Turning again to the drawings, our invention in its broadest aspect comprises a minimum of three steps to be applied to an oil formation. FIG. 3 illustrates a minimum three-well unit for employing the process of our invention, wherein formation 1 is penetrated by an injection well 2 which is preferably in fluid communication with essentially the full vertical thickness of the formation. Spaced-apart production well 3 is a conventional production well, which is also preferably in fluid communication with essentially the full vertical thickness of the formation. Infill well 6 is shown located about midpoint between well 2 and 3, and within the recovery zone defined by wells 2 and 3, i.e. on or adjacent to a line between wells 2 and 3, and fluid communication is established between well 6 and the lower portion of the formation, in this instance being slightly less than 50 percent of the total thickness of the formation.
In the first step, a thermal recovery fluid comprising steam is injected into the formation by means of injection well 2. Steam enters the portion of the formation immediately adjacent to well 2 through all of the perforations in well 2, and initially travels through substantially all of the full vertical thickness of formation 1. Because the specific gravity of vapor phase steam is significantly less than the specific gravity of other fluids, including the viscous petroleum present in the pore spaces of formation 1, steam vapors migrate in an upward direction due to gravitational effects, and as can be seen in FIG. 1, the portion 4 of the formation 1 swept by steam vapors in the first step represents an ever decreasing portion of the vertical thickness of the formation as the steam travels between the injection well and production well 3. Thus by the time steam arrives at production well 3, only a small fraction of the full vertical thickness of the formation is being contacted by steam. Oil is recovered from the portion of the formation through which the steam vapors travel, although the total recovery from the recovery zone defined by wells 2 and 3 will be significantly less than 50 percent of the total amount of petroleum in the recovery zone. Even though significantly more than 50 percent of the oil present in portion 4 of the formation is recovered by steam, the large amount of oil unrecovered from that portion 5 through which very little of the steam passes causes the total recovery efficiency to be very low. The recovery efficiency as a consequence of this problem is influenced by the thickness of the formation, the well spacing, the viscosity of the petroleum present in the formation at initial conditions, as well as by other factors. Recoveries substantially below 50 percent are not uncommon in field application of steam drive processes.
The first step of our process comprises injecting steam into injection well 2 and recovering fluids from the formation by means of production well 3 and this is continued until steam and/or steam condensate production at well 3 is detected.
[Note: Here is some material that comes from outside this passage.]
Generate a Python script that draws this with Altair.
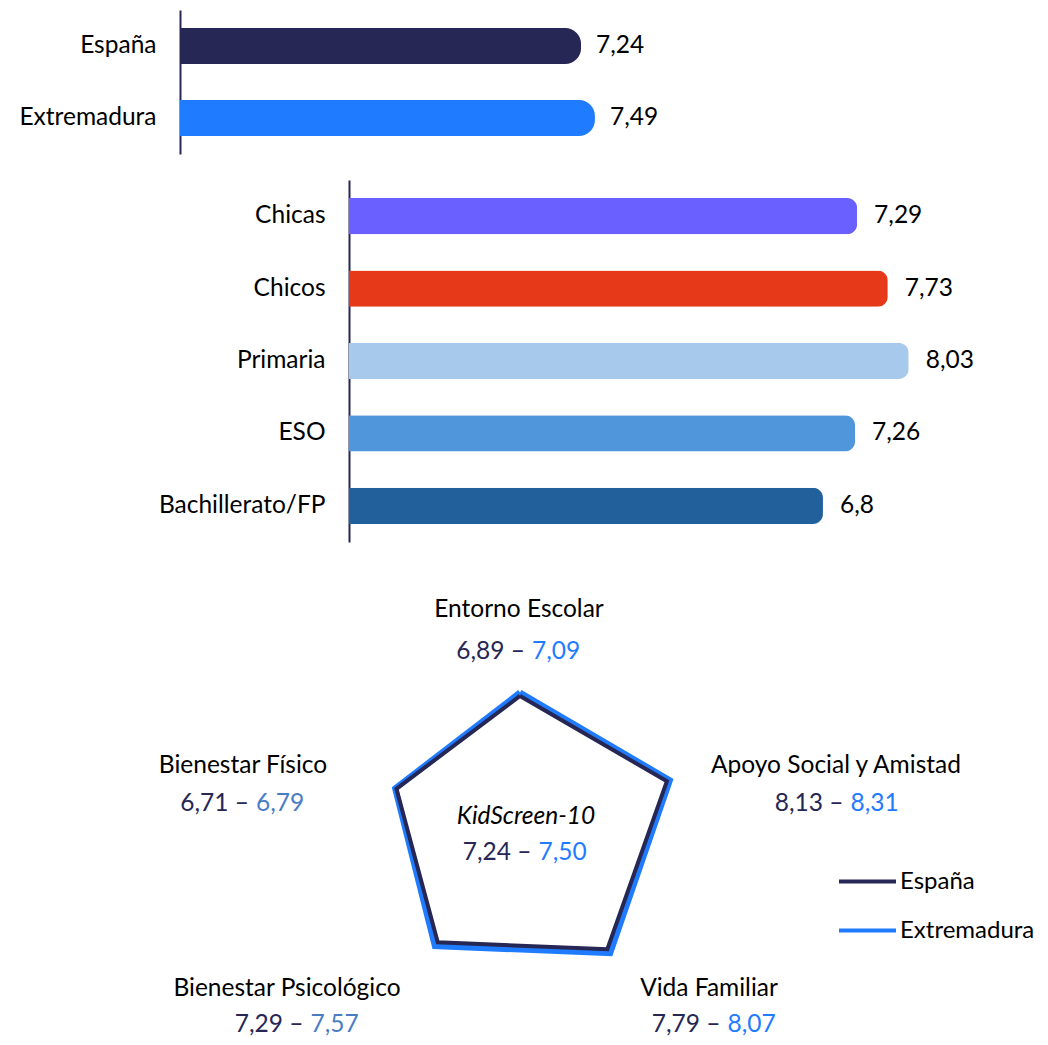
import altair as alt
import pandas as pd

# ---------------- data ----------------
region_names = ["España", "Extremadura"]
region_values = [7.24, 7.49]

group_names = ["Chicas", "Chicos", "Primaria", "ESO", "Bachillerato/FP"]
group_values = [7.29, 7.73, 8.03, 7.26, 6.8]

dimensions = ["Entorno Escolar", "Apoyo Social y Amistad", "Vida Familiar",
              "Bienestar Psicológico", "Bienestar Físico"]
spain_scores = [6.89, 8.13, 7.79, 7.29, 6.71]
extremadura_scores = [7.09, 8.31, 8.07, 7.57, 6.79]

index_name = "KidScreen-10"
index_spain = 7.24
index_extremadura = 7.50

# ---------------- styles / layout ----------------
NAVY = "#262754"
BLUE = "#1F7BFF"
MUTED_BLUE = "#4A7CC4"
INK = "#000000"
FONT = "Lato"
FS = 24.5

region_colors = [NAVY, BLUE]
group_colors = ["#6A5FFF", "#E5391A", "#A7C9EC", "#5096DA", "#22609B"]
extremadura_number_colors = [BLUE, BLUE, BLUE, MUTED_BLUE, MUTED_BLUE]

W, H = 1032, 1029

# radar geometry (pixels in plot space)
CX, CY, K = 512, 821, 17.3
RADIAL_MIN = -0.8

# annotation positions around the radar (pixels in plot space)
label_x = [511, 828, 701, 279, 235]
title_y = [602, 758, 981, 981, 758]
number_x = [510.5, 829, 706, 289, 234.5]
number_y = [644, 796, 1017, 1017, 796]

comma_plain = "replace(toString(datum.value), '.', ',')"


def bar_block(names, values, colors, x0, px_per_unit, y_top, y_bottom, radius, text_dx):
    df = pd.DataFrame({"name": names, "value": values})
    y = alt.Y("name:N", title=None,
              scale=alt.Scale(domain=names, range=[y_top, y_bottom],
                              paddingInner=0.5, paddingOuter=0.25),
              axis=alt.Axis(orient="left", offset=-x0, ticks=False, grid=False,
                            labelPadding=24, labelFont=FONT, labelFontSize=FS,
                            labelColor=INK, labelLimit=0,
                            domainColor=NAVY, domainWidth=2))
    x = alt.X("value:Q", title=None, axis=None,
              scale=alt.Scale(domain=[0, 10], range=[x0, x0 + 10 * px_per_unit]))
    bars = alt.Chart(df).mark_bar(cornerRadiusEnd=radius).encode(
        x=x, y=y,
        color=alt.Color("name:N", legend=None,
                        scale=alt.Scale(domain=names, range=colors)))
    text = alt.Chart(df).transform_calculate(label=comma_plain).mark_text(
        align="left", dx=text_dx, font=FONT, fontSize=FS, color=INK
    ).encode(x=x, y=y, text="label:N")
    return alt.layer(bars, text)


top_block = bar_block(region_names, region_values, region_colors,
                      172, 55.4, 2, 146, 16, 15)
mid_block = bar_block(group_names, group_values, group_colors,
                      341, 69.7, 172, 534, 10, 17)

# ---------------- radar ----------------
rows = []
for series, scores in (("España", spain_scores), ("Extremadura", extremadura_scores)):
    closed_dims = dimensions + dimensions[:1]
    closed_scores = scores + scores[:1]
    for i, (d, v) in enumerate(zip(closed_dims, closed_scores)):
        rows.append({"series": series, "dimension": d, "step": i, "value": v})
radar_df = pd.DataFrame(rows)

rx = alt.X("px:Q", axis=None, title=None,
           scale=alt.Scale(domain=[-10, 10], range=[CX - 10 * K, CX + 10 * K]))
ry = alt.Y("py:Q", axis=None, title=None,
           scale=alt.Scale(domain=[-10, 10], range=[CY + 10 * K, CY - 10 * K]))

radar_color = alt.Color(
    "series:N",
    scale=alt.Scale(domain=region_names, range=region_colors),
    legend=alt.Legend(title=None, orient="none", legendX=829, legendY=843,
                      symbolType="stroke", symbolSize=3249, symbolStrokeWidth=4,
                      labelFont=FONT, labelFontSize=24, labelColor=INK,
                      labelOffset=2, rowPadding=6))


def radar_line(series, width):
    return alt.Chart(radar_df).transform_filter(
        alt.datum.series == series
    ).transform_calculate(
        angle="PI / 2 - datum.step * 2 * PI / 5",
        r=f"datum.value - ({RADIAL_MIN})",
    ).transform_calculate(
        px="datum.r * cos(datum.angle)",
        py="datum.r * sin(datum.angle)",
    ).mark_line(strokeWidth=width, strokeJoin="miter", strokeMiterLimit=10).encode(
        x=rx, y=ry, order="step:Q", color=radar_color)


center_df = pd.DataFrame({"name": [index_name], "esp": [index_spain],
                          "ext": [index_extremadura], "px": [0], "py": [0]})
center_title = alt.Chart(center_df).mark_text(
    font=FONT, fontSize=FS, fontStyle="italic", color=INK, dx=6, dy=-12
).encode(x=rx, y=ry, text="name:N")
center_esp = alt.Chart(center_df).transform_calculate(
    t="replace(format(datum.esp, '.2f'), '.', ',') + ' –'"
).mark_text(font=FONT, fontSize=FS, color=NAVY, align="right", dx=11.5, dy=24).encode(
    x=rx, y=ry, text="t:N")
center_ext = alt.Chart(center_df).transform_calculate(
    t="replace(format(datum.ext, '.2f'), '.', ',')"
).mark_text(font=FONT, fontSize=FS, color=BLUE, align="left", dx=18.5, dy=24).encode(
    x=rx, y=ry, text="t:N")

radar_block = alt.layer(radar_line("Extremadura", 6), radar_line("España", 4),
                        center_title, center_esp, center_ext)

# ---------------- dimension annotations ----------------
ann_df = pd.DataFrame({
    "dimension": dimensions,
    "esp": spain_scores,
    "ext": extremadura_scores,
    "lx": label_x, "ty": title_y, "nx": number_x, "ny": number_y,
})

titles = alt.Chart(ann_df).mark_text(font=FONT, fontSize=FS, color=INK).encode(
    x=alt.X("lx:Q", scale=None), y=alt.Y("ty:Q", scale=None), text="dimension:N")
num_esp = alt.Chart(ann_df).transform_calculate(
    t="replace(format(datum.esp, '.2f'), '.', ',') + ' –'"
).mark_text(font=FONT, fontSize=FS, color=NAVY, align="right", dx=6.5).encode(
    x=alt.X("nx:Q", scale=None), y=alt.Y("ny:Q", scale=None), text="t:N")
num_ext = alt.Chart(ann_df).transform_calculate(
    t="replace(format(datum.ext, '.2f'), '.', ',')"
).mark_text(font=FONT, fontSize=FS, align="left", dx=13.5).encode(
    x=alt.X("nx:Q", scale=None), y=alt.Y("ny:Q", scale=None), text="t:N",
    color=alt.Color("dimension:N", legend=None,
                    scale=alt.Scale(domain=dimensions, range=extremadura_number_colors)))

chart = alt.layer(
    top_block, mid_block, radar_block, titles, num_esp, num_ext
).resolve_scale(
    x="independent", y="independent", color="independent"
).properties(
    width=W, height=H, padding=0, background="white",
    autosize=alt.AutoSizeParams(type="none")
).configure_view(stroke=None)

chart.save("out.html", embed_options={"renderer": "svg", "actions": False})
The preferred embodiment of our method comprises continuing this step until live steam production occurs at well 3. Once steam is being produced in well 3, further production of oil will be at a much diminished rate, since the only mechanism by means of which additional oil can be recovered from the portion of the formation below the steam-swept zone 4 will be by a stripping action, in which oil is recovered along the surface 7 between the steam-swept portion 4 of the formation and portion 5 of the recovery zone through which steam has not passed. Although this mechanism may be continued for very long periods of time and some additional oil can be recovered from the upper surface of zone 5 by this method, the stripping action is extremely inefficient and it is not an economically feasible means of recovering viscous oil from the formation after steam breakthrough occurs at well 3.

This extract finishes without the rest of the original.